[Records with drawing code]
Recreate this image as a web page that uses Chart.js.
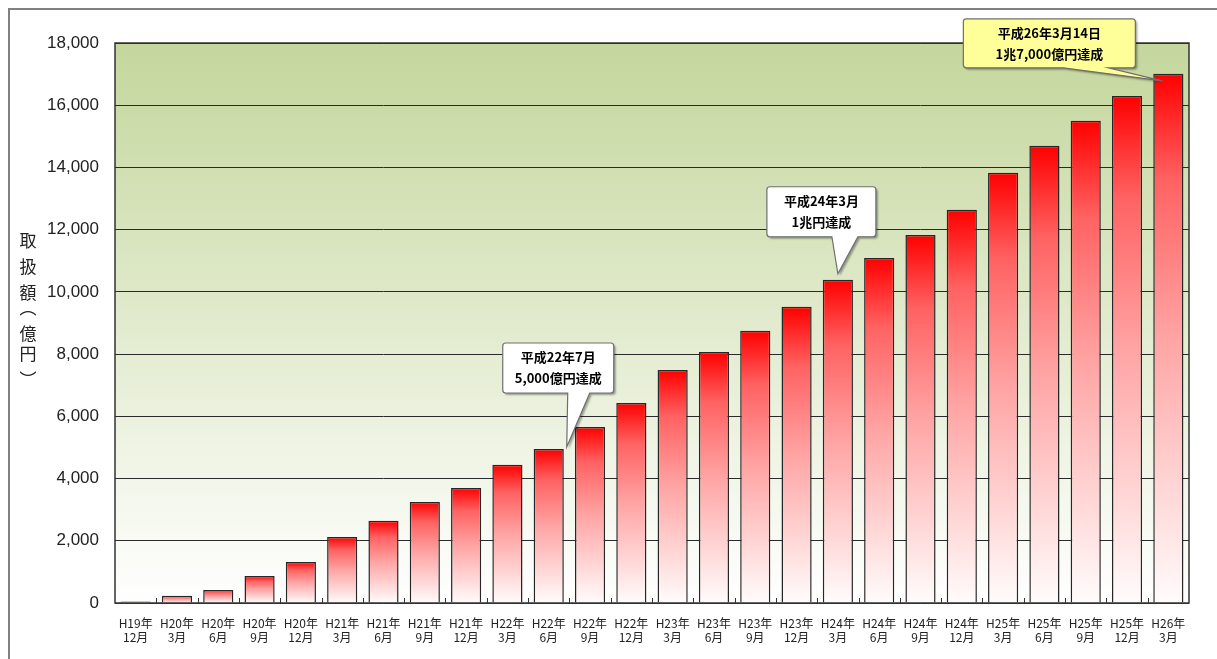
<!DOCTYPE html>
<html lang="ja">
<head>
    <meta charset="UTF-8">
    <title>取扱額の推移</title>
    <script src="https://cdn.jsdelivr.net/npm/chart.js"></script>
    <style>
        html, body {
            margin: 0;
            padding: 0;
            background: #ffffff;
        }
        .chart-container {
            width: 1217px;
            height: 659px;
        }
    </style>
</head>
<body>
    <div class="chart-container">
        <canvas id="amount-chart"></canvas>
    </div>

    <script>
        // Data (億円)
        const yearLabels = ['H19年', 'H20年', 'H20年', 'H20年', 'H20年', 'H21年', 'H21年', 'H21年', 'H21年',
            'H22年', 'H22年', 'H22年', 'H22年', 'H23年', 'H23年', 'H23年', 'H23年', 'H24年', 'H24年',
            'H24年', 'H24年', 'H25年', 'H25年', 'H25年', 'H25年', 'H26年'];
        const monthLabels = ['12月', '3月', '6月', '9月', '12月', '3月', '6月', '9月', '12月',
            '3月', '6月', '9月', '12月', '3月', '6月', '9月', '12月', '3月', '6月',
            '9月', '12月', '3月', '6月', '9月', '12月', '3月'];
        const amounts = [50, 230, 420, 870, 1320, 2120, 2640, 3250, 3700,
            4440, 4950, 5660, 6430, 7490, 8070, 8750, 9520, 10390, 11090,
            11830, 12640, 13830, 14700, 15500, 16300, 17010];
        const yTicks = [0, 2000, 4000, 6000, 8000, 10000, 12000, 14000, 16000, 18000];
        const axisTitle = ['取', '扱', '額', '︵', '億', '円', '︶'];

        // Milestone callouts: bar index and text lines
        const milestones = [
            { index: 10, lines: ['平成22年7月', '5,000億円達成'] },
            { index: 17, lines: ['平成24年3月', '1兆円達成'] },
            { index: 25, lines: ['平成26年3月14日', '1兆7,000億円達成'] }
        ];

        const labels = yearLabels.map((y, i) => [y, monthLabels[i]]);

        // Red-to-white gradient for each bar
        function barGradient(context) {
            const chart = context.chart;
            if (!chart.chartArea || !chart.scales.y) return '#ff0000';
            const y = chart.scales.y;
            const top = y.getPixelForValue(context.raw);
            const bottom = y.getPixelForValue(0);
            if (!(bottom > top)) return '#ff0000';
            const g = chart.ctx.createLinearGradient(0, top, 0, bottom);
            g.addColorStop(0, '#ff0000');
            g.addColorStop(0.2, '#ff6262');
            g.addColorStop(0.5, '#ffa4a4');
            g.addColorStop(0.75, '#ffd0d0');
            g.addColorStop(1, '#fffcfc');
            return g;
        }

        function drawCallout(c, box, base, tip, fill, lines) {
            const r = 3;
            c.save();
            c.beginPath();
            c.moveTo(box.x + r, box.y);
            c.lineTo(box.x + box.w - r, box.y);
            c.quadraticCurveTo(box.x + box.w, box.y, box.x + box.w, box.y + r);
            c.lineTo(box.x + box.w, box.y + box.h - r);
            c.quadraticCurveTo(box.x + box.w, box.y + box.h, box.x + box.w - r, box.y + box.h);
            c.lineTo(base[1], box.y + box.h);
            c.lineTo(tip.x, tip.y);
            c.lineTo(base[0], box.y + box.h);
            c.lineTo(box.x + r, box.y + box.h);
            c.quadraticCurveTo(box.x, box.y + box.h, box.x, box.y + box.h - r);
            c.lineTo(box.x, box.y + r);
            c.quadraticCurveTo(box.x, box.y, box.x + r, box.y);
            c.closePath();
            c.shadowColor = 'rgba(0,0,0,0.35)';
            c.shadowOffsetX = 2;
            c.shadowOffsetY = 2;
            c.shadowBlur = 2;
            c.fillStyle = fill;
            c.fill();
            c.shadowColor = 'transparent';
            c.strokeStyle = '#6e6e6e';
            c.lineWidth = 1.2;
            c.stroke();

            c.fillStyle = '#000000';
            c.font = 'bold 13px "Noto Sans CJK JP"';
            c.textAlign = 'center';
            c.textBaseline = 'middle';
            const cx = box.x + box.w / 2;
            c.fillText(lines[0], cx, box.y + 14);
            c.fillText(lines[1], cx, box.y + 35);
            c.restore();
        }

        const decorPlugin = {
            id: 'decor',
            beforeDraw(chart) {
                const { ctx: c, chartArea: a } = chart;
                const g = c.createLinearGradient(0, a.top, 0, a.bottom);
                g.addColorStop(0, '#c4d69c');
                g.addColorStop(1, '#ffffff');
                c.save();
                c.fillStyle = g;
                c.fillRect(a.left, a.top, a.right - a.left, a.bottom - a.top);
                c.restore();
            },
            afterDraw(chart) {
                const { ctx: c, chartArea: a } = chart;
                const x = chart.scales.x;
                const y = chart.scales.y;
                const step = (a.right - a.left) / labels.length;

                c.save();
                // plot border
                c.strokeStyle = '#333333';
                c.lineWidth = 1.5;
                c.strokeRect(a.left, a.top, a.right - a.left, a.bottom - a.top);

                // small category ticks inside the plot
                c.lineWidth = 1;
                c.beginPath();
                for (let i = 1; i < labels.length; i++) {
                    const px = Math.round(x.getPixelForValue(i) - step / 2) + 0.5;
                    c.moveTo(px, a.bottom);
                    c.lineTo(px, a.bottom - 5);
                }
                c.stroke();

                // outer frame
                c.strokeStyle = '#808080';
                c.lineWidth = 2;
                c.beginPath();
                c.moveTo(9, chart.height);
                c.lineTo(9, 9);
                c.lineTo(chart.width, 9);
                c.stroke();

                // vertical axis title, upright characters
                // (the vertical bracket glyphs sit off-centre in the font, so nudge them)
                c.fillStyle = '#222222';
                c.font = '17px "Noto Sans CJK JP"';
                c.textAlign = 'center';
                c.textBaseline = 'middle';
                const ys = [241, 267, 293, 314, 334, 354, 374];
                axisTitle.forEach((ch, i) => {
                    let dy = 0;
                    if (ch === '︵') dy = -6;
                    if (ch === '︶') dy = 6;
                    c.fillText(ch, 28, ys[i] + dy);
                });
                c.restore();

                // callouts anchored to the bars
                milestones.forEach((m, k) => {
                    const cx = x.getPixelForValue(m.index);
                    const top = y.getPixelForValue(amounts[m.index]);
                    if (k === 0) {
                        drawCallout(c, { x: cx - 46, y: top - 106, w: 111, h: 50 },
                            [cx + 19, cx + 41], { x: cx + 18, y: top - 2 }, '#ffffff', m.lines);
                    } else if (k === 1) {
                        drawCallout(c, { x: cx - 71, y: top - 93, w: 109, h: 50 },
                            [cx - 6, cx + 20], { x: cx, y: top - 6 }, '#ffffff', m.lines);
                    } else {
                        drawCallout(c, { x: cx - 205, y: top - 55, w: 172, h: 49 },
                            [cx - 105, cx - 60], { x: cx - 6, y: top + 7 }, '#ffff99', m.lines);
                    }
                });
            }
        };

        const ctx = document.getElementById('amount-chart').getContext('2d');
        new Chart(ctx, {
            type: 'bar',
            data: {
                labels: labels,
                datasets: [{
                    label: '取扱額（億円）',
                    data: amounts,
                    backgroundColor: barGradient,
                    borderColor: '#262626',
                    borderWidth: 1.5,
                    barPercentage: 0.73,
                    categoryPercentage: 1.0
                }]
            },
            options: {
                responsive: true,
                maintainAspectRatio: false,
                animation: false,
                layout: {
                    padding: { left: 0, right: 28, top: 43, bottom: 0 }
                },
                plugins: {
                    legend: { display: false },
                    tooltip: { enabled: false }
                },
                scales: {
                    x: {
                        grid: { display: false },
                        border: { display: false },
                        ticks: {
                            color: '#222222',
                            font: { family: '"Noto Sans CJK JP"', size: 12 },
                            lineHeight: 1.4,
                            padding: 5,
                            maxRotation: 0,
                            autoSkip: false
                        },
                        afterFit(scale) { scale.height = 56; }
                    },
                    y: {
                        min: 0,
                        max: 18000,
                        afterBuildTicks(scale) {
                            scale.ticks = yTicks.map(v => ({ value: v }));
                        },
                        grid: {
                            color: '#2a2a2a',
                            lineWidth: 1,
                            drawTicks: false
                        },
                        border: { display: false },
                        ticks: {
                            color: '#222222',
                            font: { family: '"Liberation Sans"', size: 17 },
                            padding: 16,
                            callback: v => v.toLocaleString('en-US')
                        },
                        afterFit(scale) { scale.width = 115; }
                    }
                }
            },
            plugins: [decorPlugin]
        });
    </script>
</body>
</html>
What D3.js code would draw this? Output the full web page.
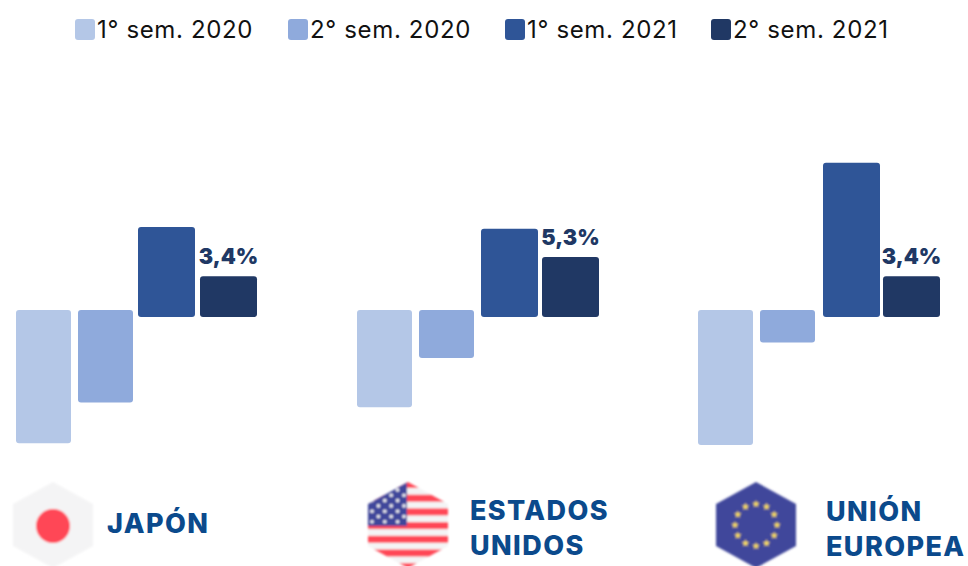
<!DOCTYPE html>
<html lang="es">
<head>
<meta charset="utf-8">
<script src="https://d3js.org/d3.v7.min.js"></script>
<style>
  html, body { margin: 0; background: #fff; }
  text { font-family: Inter, "Open Sans", sans-serif; }
  .legend-label { font-size: 24px; font-weight: 400; fill: #111; letter-spacing: 0.65px; }
  .value-label { font-size: 21.5px; font-weight: 900; fill: #203864; text-anchor: middle; }
  .country-label { font-size: 27px; font-weight: 800; fill: #0b4a8c; letter-spacing: 1.4px; }
</style>
</head>
<body>
<script>
  var semesters = ["1° sem. 2020", "2° sem. 2020", "1° sem. 2021", "2° sem. 2021"];
  var colors = ["#b4c7e7", "#8faadc", "#2f5597", "#203864"];
  var countries = ["JAPÓN", "ESTADOS UNIDOS", "UNIÓN EUROPEA"];

  // one value per semester
  var japon = [-11.1, -7.7, 7.5, 3.4];
  var estadosUnidos = [-8.1, -4.0, 7.35, 5.0];
  var unionEuropea = [-11.25, -2.7, 12.85, 3.4];
  var series = [japon, estadosUnidos, unionEuropea];

  // only the last semester is labelled
  var lastLabels = ["3,4%", "5,3%", "3,4%"];

  var width = 968, height = 566;

  var svg = d3.select("body").append("svg")
      .attr("width", width)
      .attr("height", height)
      .style("display", "block");

  var defs = svg.append("defs");
  defs.append("filter").attr("id", "soft")
    .append("feGaussianBlur").attr("stdDeviation", 0.9);

  // positive and negative bars hang off slightly different baselines
  var yPos = d3.scaleLinear().domain([0, 13]).range([317, 161]);
  var yNeg = d3.scaleLinear().domain([-12, 0]).range([454, 310]);

  var xCountry = d3.scalePoint().domain(countries).range([16, 698]);
  var barWidth = d3.scaleOrdinal().domain(semesters).range([55, 55, 57, 57]);
  var color = d3.scaleOrdinal().domain(semesters).range(colors);

  // bar spacing is not quite the same in each group
  var xBars = countries.map(function(c, i) {
    return d3.scaleOrdinal().domain(semesters).range([[0, 62, 122, 184], [0, 62, 124, 185], [0, 62, 125, 185]][i]);
  });

  // legend
  var legendX = d3.scaleOrdinal().domain(semesters).range([75, 288, 505, 711]);

  var legend = svg.append("g").selectAll("g")
      .data(semesters)
      .enter().append("g")
      .attr("transform", d => "translate(" + [legendX(d), 19] + ")");

  legend.append("rect")
      .attr("width", 20)
      .attr("height", 21)
      .attr("rx", 3)
      .attr("fill", d => color(d));

  legend.append("text")
      .attr("class", "legend-label")
      .attr("x", 22)
      .attr("y", 19)
      .text(d => d);

  // bars
  var groups = svg.append("g").selectAll("g")
      .data(countries)
      .enter().append("g")
      .attr("transform", d => "translate(" + [xCountry(d), 0] + ")");

  groups.selectAll("rect")
      .data((d, i) => series[i].map((v, j) => ({ semester: semesters[j], value: v, x: xBars[i] })))
      .enter().append("rect")
      .attr("x", d => d.x(d.semester))
      .attr("width", d => barWidth(d.semester))
      .attr("y", d => d.value > 0 ? yPos(d.value) : yNeg(0))
      .attr("height", d => d.value > 0 ? yPos(0) - yPos(d.value) : yNeg(d.value) - yNeg(0))
      .attr("rx", 3)
      .attr("fill", d => color(d.semester));

  groups.append("text")
      .attr("class", "value-label")
      .attr("x", (d, i) => xBars[i](semesters[3]) + barWidth(semesters[3]) / 2)
      .attr("y", (d, i) => yPos(series[i][3]) - 12)
      .text((d, i) => lastLabels[i]);

  // flags
  var hexLine = d3.line().curve(d3.curveLinearClosed);
  var hexagon = [[0, -43], [40, -21], [40, 21], [0, 43], [-40, 21], [-40, -21]];
  var flagX = d3.scaleOrdinal().domain(countries).range([53, 408, 756]);

  defs.append("clipPath").attr("id", "hex")
    .append("path").attr("d", hexLine(hexagon));

  var flags = svg.append("g").selectAll("g")
      .data(countries)
      .enter().append("g")
      .attr("transform", d => "translate(" + [flagX(d), 525] + ")")
      .attr("filter", "url(#soft)")
    .append("g")
      .attr("clip-path", "url(#hex)");

  var japanFlag = flags.filter((d, i) => i == 0);
  japanFlag.append("rect")
      .attr("x", -40).attr("y", -43).attr("width", 80).attr("height", 86)
      .attr("fill", "#f4f4f5");
  japanFlag.append("circle")
      .attr("r", 17).attr("cy", 1)
      .attr("fill", "#ff4757");

  var usFlag = flags.filter((d, i) => i == 1);
  usFlag.append("rect")
      .attr("x", -40).attr("y", -43).attr("width", 80).attr("height", 86)
      .attr("fill", "#f4f4f5");
  usFlag.selectAll(".stripe")
      .data(d3.range(7))
      .enter().append("rect")
      .attr("class", "stripe")
      .attr("x", -40).attr("width", 80)
      .attr("y", d => -44 + d * 13.7)
      .attr("height", 7)
      .attr("fill", "#ff4757");
  usFlag.append("rect")
      .attr("x", -40).attr("y", -43).attr("width", 39).attr("height", 44)
      .attr("fill", "#41479b");
  usFlag.selectAll(".star")
      .data(d3.cross(d3.range(7), d3.range(6)).filter(d => (d[0] + d[1]) % 2 == 0))
      .enter().append("circle")
      .attr("class", "star")
      .attr("cx", d => -36 + d[1] * 6.4)
      .attr("cy", d => -35 + d[0] * 5.3)
      .attr("r", 1.8)
      .attr("fill", "#f4f4f5");

  var euFlag = flags.filter((d, i) => i == 2);
  euFlag.append("rect")
      .attr("x", -40).attr("y", -43).attr("width", 80).attr("height", 86)
      .attr("fill", "#41479b");
  euFlag.selectAll("path")
      .data(d3.range(12))
      .enter().append("path")
      .attr("d", d3.symbol(d3.symbolStar, 18))
      .attr("transform", d => "translate(" + [
        21 * Math.sin(d * Math.PI / 6),
        -21 * Math.cos(d * Math.PI / 6)
      ] + ")")
      .attr("fill", "#ffe15a");

  // country names
  var nameX = d3.scaleOrdinal().domain(countries).range([107, 470, 826]);
  var nameY = d3.scaleOrdinal().domain(countries).range([533, 520, 521]);

  svg.append("g").selectAll("text")
      .data(countries)
      .enter().append("text")
      .attr("class", "country-label")
      .attr("y", d => nameY(d))
      .selectAll("tspan")
      .data(d => d.split(" ").map(w => ({ word: w, country: d })))
      .enter().append("tspan")
      .attr("x", d => nameX(d.country))
      .attr("dy", (d, i) => i ? 35 : 0)
      .text(d => d.word);
</script>
</body>
</html>
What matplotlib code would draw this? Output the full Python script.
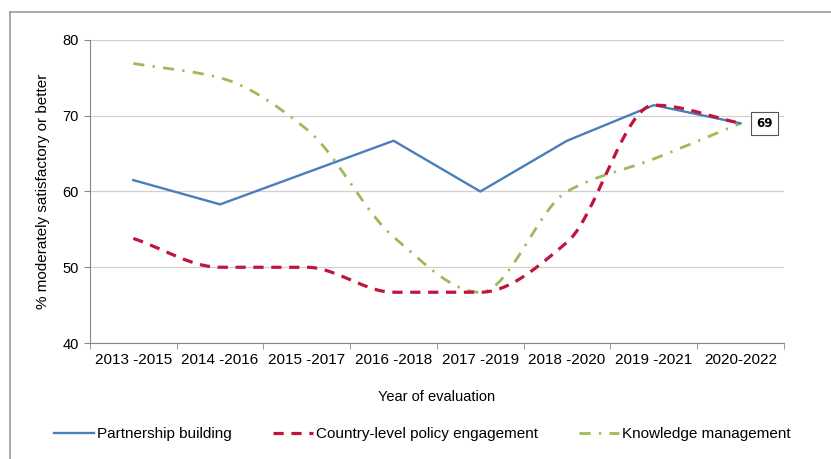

Task requirements: Exactly as they appear, print the lines of the listing above from its first line through the line that contains "const labels = yearLabels.map((y, i)", minus the pictures.

Exercise output:
Recreate this image as a web page that uses Chart.js.
<!DOCTYPE html>
<html lang="ja">
<head>
    <meta charset="UTF-8">
    <title>取扱額の推移</title>
    <script src="https://cdn.jsdelivr.net/npm/chart.js"></script>
    <style>
        html, body {
            margin: 0;
            padding: 0;
            background: #ffffff;
        }
        .chart-container {
            width: 1217px;
            height: 659px;
        }
    </style>
</head>
<body>
    <div class="chart-container">
        <canvas id="amount-chart"></canvas>
    </div>

    <script>
        // Data (億円)
        const yearLabels = ['H19年', 'H20年', 'H20年', 'H20年', 'H20年', 'H21年', 'H21年', 'H21年', 'H21年',
            'H22年', 'H22年', 'H22年', 'H22年', 'H23年', 'H23年', 'H23年', 'H23年', 'H24年', 'H24年',
            'H24年', 'H24年', 'H25年', 'H25年', 'H25年', 'H25年', 'H26年'];
        const monthLabels = ['12月', '3月', '6月', '9月', '12月', '3月', '6月', '9月', '12月',
            '3月', '6月', '9月', '12月', '3月', '6月', '9月', '12月', '3月', '6月',
            '9月', '12月', '3月', '6月', '9月', '12月', '3月'];
        const amounts = [50, 230, 420, 870, 1320, 2120, 2640, 3250, 3700,
            4440, 4950, 5660, 6430, 7490, 8070, 8750, 9520, 10390, 11090,
            11830, 12640, 13830, 14700, 15500, 16300, 17010];
        const yTicks = [0, 2000, 4000, 6000, 8000, 10000, 12000, 14000, 16000, 18000];
        const axisTitle = ['取', '扱', '額', '︵', '億', '円', '︶'];

        // Milestone callouts: bar index and text lines
        const milestones = [
            { index: 10, lines: ['平成22年7月', '5,000億円達成'] },
            { index: 17, lines: ['平成24年3月', '1兆円達成'] },
            { index: 25, lines: ['平成26年3月14日', '1兆7,000億円達成'] }
        ];

        const labels = yearLabels.map((y, i) => [y, monthLabels[i]]);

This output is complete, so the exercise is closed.